Arrive Logistics is one of the fastest-growing freight brokerages in the nation, according to a news release. The company works with a network of shippers and carriers to offer custom shipping solutions to its customers.
The $300 million investment comes from ATL, British Columbia Investment Management Corporation, Temasek and the Baupost Group through primary and secondary equity.
“Over the last seven years, we have focused on building a top-tier workforce, strong relationships with our partners and best-in-class technology,” Matt Pyatt, CEO and co-founder of Arrive Logistics, said in a statement. “Today we are focused on innovation that empowers our partners, building digital solutions to provide a seamless experience designed for efficiency and asset-like services.”
The fresh investment, Pyatt told Built In via email, is allowing the company to specifically expand its offerings beyond full-truckload services, which currently account for 95 percent of its services.
“With this funding, we will expand the other 5 percent, which is dedicated to less-than-truckload (LTL) and intermodal,” Pyatt said. “We will invest more into those offerings and consider expanding into other services such as cross-border, expedited and international to offer our 6,000 customers more comprehensive solutions to their supply chain needs.”

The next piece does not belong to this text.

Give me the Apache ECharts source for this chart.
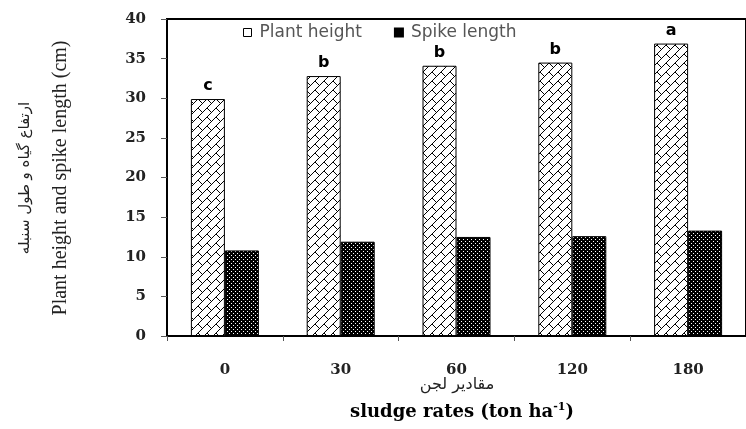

Founded in 2014, Arrive Logistics has grown from an initial headcount of 10 employees to more than 1,000 today, with plans for that headcount to balloon even further. Pyatt said the company plans to hire 1,000 people per year for the next three years across all departments. The company, headquartered in Austin with a significant presence in Chicago, is currently hiring for about 40 positions with openings ranging from data and analytics to engineers and recruiters.
Because this latest funding comes in the form of equity, Arrive Logistics has only raised $50 million in capital to date, including a $25 million round in 2019 and $10 million round in 2018. The company has increased its revenue from $530 million in 2019 to $810 million last year and is on track to exceed $1.2 billion in revenue this year.